20 Ways To Make A Difference By Being Just Who You Are: concrete and playful suggestions for more being, less proving. I’d be so tickled if you shared these ideas with others. You can forward the file to friends, or invite them to stop by the site here to pick up their own!
Free Spot At October’s Mini-Retreat
Everyone who comments today on how you are getting free gets a chance to win a free spot at the Delicious Aliveness Through Self-Kindness Mini-Retreat on October 10th in Seattle. So comment away!
The giveaway is now closed… but your comments are still welcome!

54 responses so far ↓
1 Gayatri Sep 9, 2009
I had a similar epiphany to NayNay about blessings boundless being available to us if we would just open up and accept. Today, I intend to stay in this space of knowing and affirming that I am enough. I don’t need to do or be any particular way. I am enough, and the Universe is showering me with all kinds of precious blessings (such Jen’s Life Organizer)!!! Oh, and I intend to follow through on a long recurring inner knowing that I need to go on a week-long retreat. I will take one gentle action today to ensure that this happens soon.
2 Doreen W. Sep 9, 2009
Lunchtime at work used to be filled with personal errands and to-dos. I’d return to work feeling just as stressed and not at all rested and refreshed. I think today I’ll just find a quiet place and “be” for half of lunch hour, filling myself up with love and peace and joy. I bet I’ll come back with renewed energy and in a more centered, less frantic place.
Thanks for the insights!
3 Lea Howell Sep 9, 2009
I love to look up words on Thesaurus.com, sometimes just to use other words, sometimes to get to the real meaning of a word. Today, this is what I learned about the word BE:
Part of speech: VERB (action)
Definition: happen, exist
Synonyms: (this is the best part!)
abide, act, be alive, breathe, continue, do, endure, go on, have being, have place, hold, inhabit, last, live, move, obtain, persist, prevail, remain, rest, stand, stay, subsist, survive.

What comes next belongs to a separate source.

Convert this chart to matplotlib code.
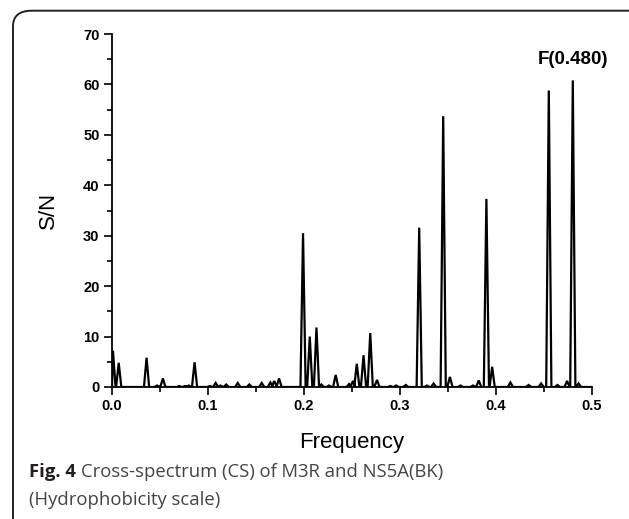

Now, along with Jennifer, I challenge you to all just BE today. No matter where you are in life, you can find yourself “somewhere in the synonym of BE”! I know I can!
4 Hiro Boga Sep 9, 2009
Sometime in my mid-twenties I realized that in each moment, I was making choices. And those choices shaped who I was becoming. Since then, I check in with my heart and follow its guidance, no matter where it leads me.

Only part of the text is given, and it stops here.